President Trump’s own concerns about mail-in voting prompted him to recommend voting twice to make sure your vote is counted. He urged North Carolinians to vote by mail and in person on September 2. A day later, he tweeted to “…go to your Polling Place to see whether or not your Mail In Vote has been Tabulated (Counted). … If it has not been Counted, VOTE (which is a citizen’s right to do). If your Mail In Ballot arrives after you Vote, which it should not, that Ballot will not be used or counted in that your vote has already been cast…” Not only is this not true—voting in person does not cancel out a mail-in ballot—but voting twice is illegal, even a felony in some states. It’s unclear whether voters will heed his words, but if they do, double voting could be a significant issue.
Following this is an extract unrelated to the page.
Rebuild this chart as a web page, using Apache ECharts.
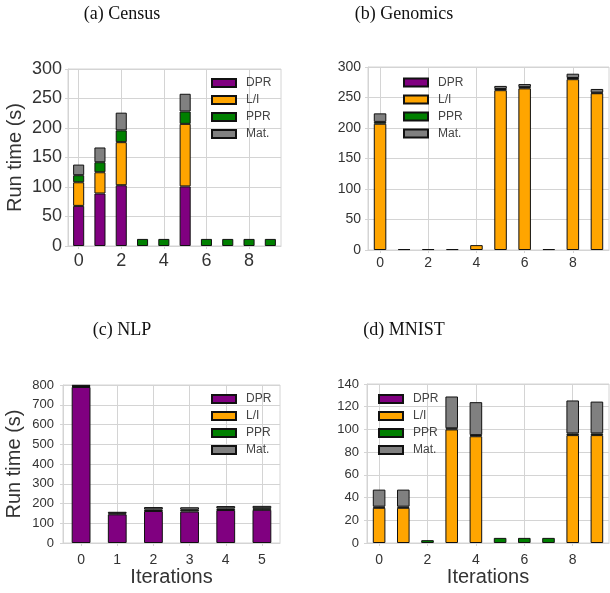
<!DOCTYPE html>
<html><head><meta charset="utf-8">
<script src="https://cdn.jsdelivr.net/npm/echarts@6/dist/echarts.min.js"></script>
<style>html,body{margin:0;padding:0;background:#fff}#c{width:610px;height:593px}</style>
</head><body><div id="c"></div>
<script>
// ---- data ----
const seriesNames = ['DPR', 'L/I', 'PPR', 'Mat.'];
const panelTitles = ['(a) Census', '(b) Genomics', '(c) NLP', '(d) MNIST'];
const iterations10 = ['0','1','2','3','4','5','6','7','8','9'];
const iterations6 = ['0','1','2','3','4','5'];

const censusDPR = [68, 89, 103, null, null, 101, null, null, null, null];
const censusLI  = [40, 36, 73, null, null, 106, null, null, null, null];
const censusPPR = [12, 17, 20, 12, 12, 21, 12, 12, 12, 12];
const censusMat = [18, 25, 30, null, null, 30, null, null, null, null];

const genomicsDPR = [null, null, null, null, null, null, null, null, null, null];
const genomicsLI  = [207, null, null, null, 8, 262, 265, null, 280, 257];
const genomicsPPR = [3, null, null, null, null, 2, 2, null, 2, 1];
const genomicsMat = [14, 1.5, 1.5, 1.5, null, 5, 5, 1.5, 7, 6];

const nlpDPR = [790, 145, 162, 159, 167, 168];
const nlpLI  = [null, null, null, null, null, null];
const nlpPPR = [4, 5, 8, 9, 8, 8];
const nlpMat = [7, 8, 12, 13, 12, 12];

const mnistDPR = [null, null, null, null, null, null, null, null, null, null];
const mnistLI  = [31, 31, null, 100, 94, null, null, null, 95, 95];
const mnistPPR = [1, 1, 2.5, 1, 1, 4.5, 4.5, 4.5, 1.5, 1.5];
const mnistMat = [15, 15, null, 28, 29, null, null, null, 29, 28];

const yMax = [300, 300, 800, 140];
const yStep = [50, 50, 100, 20];

// ---- layout / style ----
const colors = ['#800080', '#FFA500', '#008000', '#808080'];
const gridLine = '#d4d4d4';
const txt = '#333';
const SANS = '"Liberation Sans", Arial, sans-serif';
const panels = [
  { cats: iterations10, data: [censusDPR, censusLI, censusPPR, censusMat],
    grid: {left: 68, top: 69, width: 213, height: 177},
    yFont: 18, xFont: 18, yMargin: 6, xMargin: 6, yName: 'Run time (s)', nameGap: 43, xName: '',
    labelInt: 1, legend: {left: 211, top: 77}, title: [122, 14] },
  { cats: iterations10, data: [genomicsDPR, genomicsLI, genomicsPPR, genomicsMat],
    grid: {left: 368, top: 67, width: 241, height: 183},
    yFont: 14, xFont: 14, yMargin: 7, xMargin: 6, yName: '', nameGap: 0, xName: '',
    labelInt: 1, legend: {left: 403, top: 76.5}, title: [404, 14] },
  { cats: iterations6, data: [nlpDPR, nlpLI, nlpPPR, nlpMat],
    grid: {left: 63, top: 385, width: 217, height: 158},
    yFont: 13, xFont: 14, yMargin: 9, xMargin: 10, yName: 'Run time (s)', nameGap: 39, xName: 'Iterations',
    labelInt: 0, legend: {left: 211, top: 393}, title: [122, 330] },
  { cats: iterations10, data: [mnistDPR, mnistLI, mnistPPR, mnistMat],
    grid: {left: 367, top: 384, width: 242, height: 159},
    yFont: 13, xFont: 14, yMargin: 8, xMargin: 10, yName: '', nameGap: 0, xName: 'Iterations',
    labelInt: 1, legend: {left: 378, top: 393}, title: [404, 330] }
];

const option = {
  animation: false,
  textStyle: {fontFamily: SANS},
  grid: [], xAxis: [], yAxis: [], series: [], legend: [], graphic: []
};

panels.forEach((p, i) => {
  option.grid.push(Object.assign({show: true, borderColor: gridLine, borderWidth: 1, backgroundColor: '#fff'}, p.grid));
  option.xAxis.push({
    type: 'category', gridIndex: i, data: p.cats, boundaryGap: true,
    axisLine: {lineStyle: {color: gridLine}},
    axisTick: {show: true, alignWithLabel: true, interval: p.labelInt, length: 3, lineStyle: {color: gridLine}},
    axisLabel: {interval: p.labelInt, fontSize: p.xFont, fontFamily: SANS, color: txt, margin: p.xMargin},
    splitLine: {show: true, alignWithLabel: true, interval: p.labelInt, lineStyle: {color: gridLine, width: 1}},
    name: p.xName, nameLocation: 'middle', nameGap: 24,
    nameTextStyle: {fontSize: 20, fontFamily: SANS, color: txt}
  });
  option.yAxis.push({
    type: 'value', gridIndex: i, min: 0, max: yMax[i], interval: yStep[i],
    axisLine: {show: true, lineStyle: {color: gridLine}},
    axisTick: {show: true, length: 3, lineStyle: {color: gridLine}},
    axisLabel: {fontSize: p.yFont, fontFamily: SANS, color: txt, margin: p.yMargin},
    splitLine: {show: true, lineStyle: {color: gridLine, width: 1}},
    name: p.yName, nameLocation: 'middle', nameGap: p.nameGap,
    nameTextStyle: {fontSize: 20, fontFamily: SANS, color: txt}
  });
  seriesNames.forEach((n, k) => {
    option.series.push({
      type: 'bar', name: n, xAxisIndex: i, yAxisIndex: i, stack: 'p' + i,
      data: p.data[k], barWidth: '52%',
      itemStyle: {color: colors[k], borderColor: '#111', borderWidth: 1}
    });
  });
  option.legend.push({
    data: seriesNames, orient: 'vertical', left: p.legend.left, top: p.legend.top,
    padding: 0, itemWidth: 24, itemHeight: 8, itemGap: 5, icon: 'rect', selectedMode: false,
    textStyle: {fontSize: 12, fontFamily: SANS, color: '#444', lineHeight: 12, padding: [0, 0, 0, 5]}
  });
  option.graphic.push({
    type: 'text', x: p.title[0], y: p.title[1],
    style: {text: panelTitles[i], textAlign: 'center', textVerticalAlign: 'middle',
      font: '18px "Liberation Serif", "Times New Roman", serif', fill: '#111'}
  });
});

const chart = echarts.init(document.getElementById('c'), null, {renderer: 'canvas'});
chart.setOption(option);
</script></body></html>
On the other hand, mail-in voting is not the only method that has issues. Judging by the example the primaries set, making it to the polling place will be even harder this year. According to Pew, 58% of poll workers are over 60 years old, which means that they are at higher risk for COVID. In 2018, approximately two thirds of jurisdictions said it wasn’t easy to find poll workers, and that was before the pandemic. In April, thousands of Wisconsin poll workers decided not to work. As a result, Milwaukee was only able to open 5 polling places out of their usual 180. All over the country, conditions were similar. In Georgia, people waited up to five hours to cast their ballot—or they gave up and didn’t vote at all.
And, to top it all off, election security is once again a concern. Although it may not be at the forefront of voters’ minds due to the crisis at hand, foreign interference continues from Russia, China, and Iran. In July, an adviser from the U.S. Department of Homeland Security cautioned that our election system still has serious security gaps, especially at the state and local level. Other experts have also been warning that foreign entities could disrupt the election by contributing to our already chaotic system—messing up voter registration rolls as one example. More recently, on September 10, Microsoft warned that hackers have been actively targeting both campaigns. They found that Chinese hackers were attacking private email accounts belonging to Biden’s campaign staff as well as other members from other prominent organizations. Russian hackers have also been targeting private email accounts from both sides, and Iran has been after Trump’s campaign. Although there’s been no evidence that any attacks were successful, it’s clear election security is a serious issue.
Nevertheless, don’t let this stop you from casting your ballot. If there’s one thing that everyone agrees upon, it’s that voting is crucial, especially this year. Experts are currently tackling these issues. Voters need only make sure they are informed, prepared, and on time to make sure the election goes as smoothly as possible.